Generalized fractional Ornstein-Uhlenbeck processes

TL;DR

This paper introduces the generalized fractional Ornstein-Uhlenbeck (GFOU) process, extending the classical FOU process by incorporating an exponential of a Lévy process, and explores its properties including stationarity and long memory.

Contribution

It proposes a new GFOU process combining Lévy processes and fractional Brownian motion, and analyzes its existence, stationarity, long memory, and differential equation characteristics.

Findings

GFOU process is well-defined with an existing integral.

The process exhibits stationarity and long memory.
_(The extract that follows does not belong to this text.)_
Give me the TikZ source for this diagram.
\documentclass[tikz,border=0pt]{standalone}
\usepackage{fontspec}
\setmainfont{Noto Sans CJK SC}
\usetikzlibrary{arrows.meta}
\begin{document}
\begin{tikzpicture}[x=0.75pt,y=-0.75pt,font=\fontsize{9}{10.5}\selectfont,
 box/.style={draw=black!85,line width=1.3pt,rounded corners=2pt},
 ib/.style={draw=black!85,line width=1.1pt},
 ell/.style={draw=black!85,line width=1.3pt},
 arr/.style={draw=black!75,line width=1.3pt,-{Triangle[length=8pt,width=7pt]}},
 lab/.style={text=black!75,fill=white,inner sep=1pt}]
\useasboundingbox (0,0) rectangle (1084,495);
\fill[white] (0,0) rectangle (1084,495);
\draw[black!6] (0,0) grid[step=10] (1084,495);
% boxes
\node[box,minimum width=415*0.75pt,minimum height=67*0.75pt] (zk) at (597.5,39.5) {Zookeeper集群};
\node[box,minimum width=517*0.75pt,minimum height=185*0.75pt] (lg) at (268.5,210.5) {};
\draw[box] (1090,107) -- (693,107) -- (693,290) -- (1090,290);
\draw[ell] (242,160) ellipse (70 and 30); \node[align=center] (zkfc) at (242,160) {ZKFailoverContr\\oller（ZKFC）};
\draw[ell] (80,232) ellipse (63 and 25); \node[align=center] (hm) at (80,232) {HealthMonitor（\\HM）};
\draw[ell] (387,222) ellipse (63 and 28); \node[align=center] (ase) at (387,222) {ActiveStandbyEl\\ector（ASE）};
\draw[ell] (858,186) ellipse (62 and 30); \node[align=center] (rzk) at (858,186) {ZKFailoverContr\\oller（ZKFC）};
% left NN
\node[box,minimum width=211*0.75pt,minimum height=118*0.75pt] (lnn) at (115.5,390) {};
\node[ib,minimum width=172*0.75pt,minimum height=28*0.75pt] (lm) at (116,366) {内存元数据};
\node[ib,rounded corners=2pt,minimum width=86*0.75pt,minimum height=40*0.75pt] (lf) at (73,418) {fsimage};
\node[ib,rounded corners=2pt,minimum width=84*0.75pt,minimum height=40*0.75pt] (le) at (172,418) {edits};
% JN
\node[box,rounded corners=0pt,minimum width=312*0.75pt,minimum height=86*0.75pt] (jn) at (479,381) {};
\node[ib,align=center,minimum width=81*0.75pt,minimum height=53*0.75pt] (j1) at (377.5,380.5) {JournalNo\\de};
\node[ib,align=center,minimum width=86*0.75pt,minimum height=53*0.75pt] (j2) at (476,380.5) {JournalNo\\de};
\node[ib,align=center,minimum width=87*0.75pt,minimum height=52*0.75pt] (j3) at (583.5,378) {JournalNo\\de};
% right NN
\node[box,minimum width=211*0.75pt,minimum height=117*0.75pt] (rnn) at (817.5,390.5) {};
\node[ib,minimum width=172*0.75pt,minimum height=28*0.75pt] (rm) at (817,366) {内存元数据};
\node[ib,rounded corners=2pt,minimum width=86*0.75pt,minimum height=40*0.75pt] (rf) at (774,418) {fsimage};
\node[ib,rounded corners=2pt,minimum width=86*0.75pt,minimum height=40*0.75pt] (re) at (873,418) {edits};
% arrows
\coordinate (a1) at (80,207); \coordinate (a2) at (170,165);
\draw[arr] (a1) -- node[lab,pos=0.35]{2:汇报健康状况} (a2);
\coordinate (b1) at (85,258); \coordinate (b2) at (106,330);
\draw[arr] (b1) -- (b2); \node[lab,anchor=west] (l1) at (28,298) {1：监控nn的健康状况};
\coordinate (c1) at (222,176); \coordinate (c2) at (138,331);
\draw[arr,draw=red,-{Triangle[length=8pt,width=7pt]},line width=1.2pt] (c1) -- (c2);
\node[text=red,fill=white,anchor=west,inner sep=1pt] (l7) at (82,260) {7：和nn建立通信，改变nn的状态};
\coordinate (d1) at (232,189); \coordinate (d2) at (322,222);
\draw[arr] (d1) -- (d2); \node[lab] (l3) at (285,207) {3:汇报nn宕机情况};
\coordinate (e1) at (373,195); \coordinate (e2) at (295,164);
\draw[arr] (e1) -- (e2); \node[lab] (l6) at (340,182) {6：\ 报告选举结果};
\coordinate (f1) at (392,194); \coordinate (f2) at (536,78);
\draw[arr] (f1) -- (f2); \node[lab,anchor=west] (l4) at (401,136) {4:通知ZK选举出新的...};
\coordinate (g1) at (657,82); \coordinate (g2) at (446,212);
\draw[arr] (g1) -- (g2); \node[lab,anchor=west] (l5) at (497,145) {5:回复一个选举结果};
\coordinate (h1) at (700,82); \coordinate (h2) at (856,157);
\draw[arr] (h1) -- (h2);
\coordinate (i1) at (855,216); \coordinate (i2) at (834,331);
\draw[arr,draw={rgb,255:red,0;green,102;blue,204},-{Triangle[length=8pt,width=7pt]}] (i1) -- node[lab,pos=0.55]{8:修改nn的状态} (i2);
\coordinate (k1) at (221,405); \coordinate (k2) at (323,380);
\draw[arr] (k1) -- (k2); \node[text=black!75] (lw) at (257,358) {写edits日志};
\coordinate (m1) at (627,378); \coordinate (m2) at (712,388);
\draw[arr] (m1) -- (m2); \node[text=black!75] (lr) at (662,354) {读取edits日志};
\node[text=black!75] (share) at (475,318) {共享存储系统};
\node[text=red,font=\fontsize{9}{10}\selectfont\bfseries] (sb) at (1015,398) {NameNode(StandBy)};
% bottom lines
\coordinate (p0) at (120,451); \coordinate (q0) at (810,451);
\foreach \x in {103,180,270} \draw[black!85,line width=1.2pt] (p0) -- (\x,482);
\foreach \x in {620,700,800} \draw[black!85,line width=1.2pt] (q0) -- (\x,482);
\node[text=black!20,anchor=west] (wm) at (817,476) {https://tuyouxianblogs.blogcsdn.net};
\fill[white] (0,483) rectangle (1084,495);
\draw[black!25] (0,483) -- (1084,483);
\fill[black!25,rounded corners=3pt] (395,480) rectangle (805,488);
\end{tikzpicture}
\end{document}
It satisfies a specific stochastic differential equation.

Abstract

We introduce an extended version of the fractional Ornstein-Uhlenbeck (FOU) process where the integrand is replaced by the exponential of an independent L\'evy process. We call the process the generalized fractional Ornstein-Uhlenbeck (GFOU) process. Alternatively, the process can be constructed from a generalized Ornstein-Uhlenbeck (GOU) process using an independent fractional Brownian motion (FBM) as integrator. We show that the GFOU process is well-defined by checking the existence of the integral included in the process, and investigate its properties. It is proved that the process has a stationary version and exhibits long memory. We also find that the process satisfies a certain stochastic differential equation. Our underlying intention is to introduce long memory into the GOU process which has short memory without losing the possibility of jumps. Note that both FOU and GOU processes have found application in a variety of fields as useful alternatives to the Ornstein-Uhlenbeck (OU) process.